[start]

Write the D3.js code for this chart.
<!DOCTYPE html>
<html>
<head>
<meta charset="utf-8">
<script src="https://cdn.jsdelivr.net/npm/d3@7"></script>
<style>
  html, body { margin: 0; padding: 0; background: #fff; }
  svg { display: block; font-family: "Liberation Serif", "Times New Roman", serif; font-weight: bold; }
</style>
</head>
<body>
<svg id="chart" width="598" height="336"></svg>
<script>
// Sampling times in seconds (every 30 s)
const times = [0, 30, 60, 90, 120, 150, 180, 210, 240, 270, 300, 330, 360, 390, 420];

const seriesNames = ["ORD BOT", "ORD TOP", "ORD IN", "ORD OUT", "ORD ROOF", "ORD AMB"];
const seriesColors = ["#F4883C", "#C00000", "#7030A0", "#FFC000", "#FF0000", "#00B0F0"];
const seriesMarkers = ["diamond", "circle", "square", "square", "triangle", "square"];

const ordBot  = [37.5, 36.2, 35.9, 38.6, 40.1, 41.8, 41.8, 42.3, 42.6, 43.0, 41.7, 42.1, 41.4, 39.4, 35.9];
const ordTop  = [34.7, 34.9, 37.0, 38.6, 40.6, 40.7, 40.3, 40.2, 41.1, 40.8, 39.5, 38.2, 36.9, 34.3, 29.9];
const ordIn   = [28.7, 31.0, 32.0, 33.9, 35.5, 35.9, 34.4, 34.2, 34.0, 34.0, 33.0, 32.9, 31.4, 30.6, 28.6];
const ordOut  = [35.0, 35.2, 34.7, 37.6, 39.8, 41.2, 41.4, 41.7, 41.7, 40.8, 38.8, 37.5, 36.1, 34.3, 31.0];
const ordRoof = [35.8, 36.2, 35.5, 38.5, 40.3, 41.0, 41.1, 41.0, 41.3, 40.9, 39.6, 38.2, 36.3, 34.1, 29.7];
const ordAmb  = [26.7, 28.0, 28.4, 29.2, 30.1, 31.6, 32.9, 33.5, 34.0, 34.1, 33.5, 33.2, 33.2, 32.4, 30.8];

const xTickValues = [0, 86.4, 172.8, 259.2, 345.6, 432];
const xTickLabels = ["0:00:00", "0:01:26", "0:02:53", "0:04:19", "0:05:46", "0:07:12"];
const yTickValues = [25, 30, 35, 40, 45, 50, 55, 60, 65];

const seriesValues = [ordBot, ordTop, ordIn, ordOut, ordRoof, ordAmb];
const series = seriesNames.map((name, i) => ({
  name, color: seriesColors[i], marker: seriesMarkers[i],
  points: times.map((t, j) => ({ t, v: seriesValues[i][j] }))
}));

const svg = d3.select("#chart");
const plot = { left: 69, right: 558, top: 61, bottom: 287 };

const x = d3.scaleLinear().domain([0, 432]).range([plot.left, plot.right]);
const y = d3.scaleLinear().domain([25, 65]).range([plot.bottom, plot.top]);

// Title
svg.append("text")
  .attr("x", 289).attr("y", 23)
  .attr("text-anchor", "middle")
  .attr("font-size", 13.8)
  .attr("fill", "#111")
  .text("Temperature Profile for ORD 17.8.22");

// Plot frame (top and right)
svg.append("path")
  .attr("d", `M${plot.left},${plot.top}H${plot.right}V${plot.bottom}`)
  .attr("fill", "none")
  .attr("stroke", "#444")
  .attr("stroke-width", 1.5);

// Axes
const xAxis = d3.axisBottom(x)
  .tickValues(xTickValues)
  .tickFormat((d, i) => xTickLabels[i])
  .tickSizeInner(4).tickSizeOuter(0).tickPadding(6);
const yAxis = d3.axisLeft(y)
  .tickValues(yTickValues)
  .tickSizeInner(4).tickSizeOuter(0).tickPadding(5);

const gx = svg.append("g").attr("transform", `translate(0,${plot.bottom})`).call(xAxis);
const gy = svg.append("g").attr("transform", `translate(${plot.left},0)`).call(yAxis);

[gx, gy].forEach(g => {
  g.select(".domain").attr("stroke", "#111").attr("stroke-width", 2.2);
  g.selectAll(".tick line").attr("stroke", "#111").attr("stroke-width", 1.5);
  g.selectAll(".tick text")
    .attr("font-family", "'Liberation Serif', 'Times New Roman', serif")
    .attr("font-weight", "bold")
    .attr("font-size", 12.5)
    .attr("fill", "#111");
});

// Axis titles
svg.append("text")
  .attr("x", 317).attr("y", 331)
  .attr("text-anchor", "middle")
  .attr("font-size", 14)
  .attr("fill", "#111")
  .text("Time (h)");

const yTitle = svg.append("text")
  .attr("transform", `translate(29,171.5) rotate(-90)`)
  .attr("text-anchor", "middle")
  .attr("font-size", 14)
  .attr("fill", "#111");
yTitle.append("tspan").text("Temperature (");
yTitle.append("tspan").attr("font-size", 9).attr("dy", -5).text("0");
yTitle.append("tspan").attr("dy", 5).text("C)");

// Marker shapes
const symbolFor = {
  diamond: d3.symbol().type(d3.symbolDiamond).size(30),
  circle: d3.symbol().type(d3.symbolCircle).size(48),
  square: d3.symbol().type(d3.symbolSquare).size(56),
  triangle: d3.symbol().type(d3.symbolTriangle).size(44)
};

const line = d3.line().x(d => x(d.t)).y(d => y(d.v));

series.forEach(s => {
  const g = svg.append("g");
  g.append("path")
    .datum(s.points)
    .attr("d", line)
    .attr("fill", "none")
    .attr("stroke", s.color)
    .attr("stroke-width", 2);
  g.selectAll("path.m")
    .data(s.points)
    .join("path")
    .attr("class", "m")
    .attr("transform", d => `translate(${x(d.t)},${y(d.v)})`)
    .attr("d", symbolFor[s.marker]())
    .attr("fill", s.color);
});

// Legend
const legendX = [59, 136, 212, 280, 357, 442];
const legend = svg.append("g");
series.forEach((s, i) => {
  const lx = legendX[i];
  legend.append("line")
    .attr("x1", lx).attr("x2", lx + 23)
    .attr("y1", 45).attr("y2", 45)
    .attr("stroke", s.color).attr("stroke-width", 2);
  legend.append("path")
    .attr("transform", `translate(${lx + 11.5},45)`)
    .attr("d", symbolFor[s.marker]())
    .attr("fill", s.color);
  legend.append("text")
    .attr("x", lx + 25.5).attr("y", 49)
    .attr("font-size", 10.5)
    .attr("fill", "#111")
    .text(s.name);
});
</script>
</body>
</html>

[end]

WORK REQUIRED:
Working from the material above, retype it in its entirety without change.

OUTPUT FOR THIS EXERCISE:
Write the D3.js code for this chart.
<!DOCTYPE html>
<html>
<head>
<meta charset="utf-8">
<script src="https://cdn.jsdelivr.net/npm/d3@7"></script>
<style>
  html, body { margin: 0; padding: 0; background: #fff; }
  svg { display: block; font-family: "Liberation Serif", "Times New Roman", serif; font-weight: bold; }
</style>
</head>
<body>
<svg id="chart" width="598" height="336"></svg>
<script>
// Sampling times in seconds (every 30 s)
const times = [0, 30, 60, 90, 120, 150, 180, 210, 240, 270, 300, 330, 360, 390, 420];

const seriesNames = ["ORD BOT", "ORD TOP", "ORD IN", "ORD OUT", "ORD ROOF", "ORD AMB"];
const seriesColors = ["#F4883C", "#C00000", "#7030A0", "#FFC000", "#FF0000", "#00B0F0"];
const seriesMarkers = ["diamond", "circle", "square", "square", "triangle", "square"];

const ordBot  = [37.5, 36.2, 35.9, 38.6, 40.1, 41.8, 41.8, 42.3, 42.6, 43.0, 41.7, 42.1, 41.4, 39.4, 35.9];
const ordTop  = [34.7, 34.9, 37.0, 38.6, 40.6, 40.7, 40.3, 40.2, 41.1, 40.8, 39.5, 38.2, 36.9, 34.3, 29.9];
const ordIn   = [28.7, 31.0, 32.0, 33.9, 35.5, 35.9, 34.4, 34.2, 34.0, 34.0, 33.0, 32.9, 31.4, 30.6, 28.6];
const ordOut  = [35.0, 35.2, 34.7, 37.6, 39.8, 41.2, 41.4, 41.7, 41.7, 40.8, 38.8, 37.5, 36.1, 34.3, 31.0];
const ordRoof = [35.8, 36.2, 35.5, 38.5, 40.3, 41.0, 41.1, 41.0, 41.3, 40.9, 39.6, 38.2, 36.3, 34.1, 29.7];
const ordAmb  = [26.7, 28.0, 28.4, 29.2, 30.1, 31.6, 32.9, 33.5, 34.0, 34.1, 33.5, 33.2, 33.2, 32.4, 30.8];

const xTickValues = [0, 86.4, 172.8, 259.2, 345.6, 432];
const xTickLabels = ["0:00:00", "0:01:26", "0:02:53", "0:04:19", "0:05:46", "0:07:12"];
const yTickValues = [25, 30, 35, 40, 45, 50, 55, 60, 65];

const seriesValues = [ordBot, ordTop, ordIn, ordOut, ordRoof, ordAmb];
const series = seriesNames.map((name, i) => ({
  name, color: seriesColors[i], marker: seriesMarkers[i],
  points: times.map((t, j) => ({ t, v: seriesValues[i][j] }))
}));

const svg = d3.select("#chart");
const plot = { left: 69, right: 558, top: 61, bottom: 287 };

const x = d3.scaleLinear().domain([0, 432]).range([plot.left, plot.right]);
const y = d3.scaleLinear().domain([25, 65]).range([plot.bottom, plot.top]);

// Title
svg.append("text")
  .attr("x", 289).attr("y", 23)
  .attr("text-anchor", "middle")
  .attr("font-size", 13.8)
  .attr("fill", "#111")
  .text("Temperature Profile for ORD 17.8.22");

// Plot frame (top and right)
svg.append("path")
  .attr("d", `M${plot.left},${plot.top}H${plot.right}V${plot.bottom}`)
  .attr("fill", "none")
  .attr("stroke", "#444")
  .attr("stroke-width", 1.5);

// Axes
const xAxis = d3.axisBottom(x)
  .tickValues(xTickValues)
  .tickFormat((d, i) => xTickLabels[i])
  .tickSizeInner(4).tickSizeOuter(0).tickPadding(6);
const yAxis = d3.axisLeft(y)
  .tickValues(yTickValues)
  .tickSizeInner(4).tickSizeOuter(0).tickPadding(5);

const gx = svg.append("g").attr("transform", `translate(0,${plot.bottom})`).call(xAxis);
const gy = svg.append("g").attr("transform", `translate(${plot.left},0)`).call(yAxis);

[gx, gy].forEach(g => {
  g.select(".domain").attr("stroke", "#111").attr("stroke-width", 2.2);
  g.selectAll(".tick line").attr("stroke", "#111").attr("stroke-width", 1.5);
  g.selectAll(".tick text")
    .attr("font-family", "'Liberation Serif', 'Times New Roman', serif")
    .attr("font-weight", "bold")
    .attr("font-size", 12.5)
    .attr("fill", "#111");
});

// Axis titles
svg.append("text")
  .attr("x", 317).attr("y", 331)
  .attr("text-anchor", "middle")
  .attr("font-size", 14)
  .attr("fill", "#111")
  .text("Time (h)");

const yTitle = svg.append("text")
  .attr("transform", `translate(29,171.5) rotate(-90)`)
  .attr("text-anchor", "middle")
  .attr("font-size", 14)
  .attr("fill", "#111");
yTitle.append("tspan").text("Temperature (");
yTitle.append("tspan").attr("font-size", 9).attr("dy", -5).text("0");
yTitle.append("tspan").attr("dy", 5).text("C)");

// Marker shapes
const symbolFor = {
  diamond: d3.symbol().type(d3.symbolDiamond).size(30),
  circle: d3.symbol().type(d3.symbolCircle).size(48),
  square: d3.symbol().type(d3.symbolSquare).size(56),
  triangle: d3.symbol().type(d3.symbolTriangle).size(44)
};

const line = d3.line().x(d => x(d.t)).y(d => y(d.v));

series.forEach(s => {
  const g = svg.append("g");
  g.append("path")
    .datum(s.points)
    .attr("d", line)
    .attr("fill", "none")
    .attr("stroke", s.color)
    .attr("stroke-width", 2);
  g.selectAll("path.m")
    .data(s.points)
    .join("path")
    .attr("class", "m")
    .attr("transform", d => `translate(${x(d.t)},${y(d.v)})`)
    .attr("d", symbolFor[s.marker]())
    .attr("fill", s.color);
});

// Legend
const legendX = [59, 136, 212, 280, 357, 442];
const legend = svg.append("g");
series.forEach((s, i) => {
  const lx = legendX[i];
  legend.append("line")
    .attr("x1", lx).attr("x2", lx + 23)
    .attr("y1", 45).attr("y2", 45)
    .attr("stroke", s.color).attr("stroke-width", 2);
  legend.append("path")
    .attr("transform", `translate(${lx + 11.5},45)`)
    .attr("d", symbolFor[s.marker]())
    .attr("fill", s.color);
  legend.append("text")
    .attr("x", lx + 25.5).attr("y", 49)
    .attr("font-size", 10.5)
    .attr("fill", "#111")
    .text(s.name);
});
</script>
</body>
</html>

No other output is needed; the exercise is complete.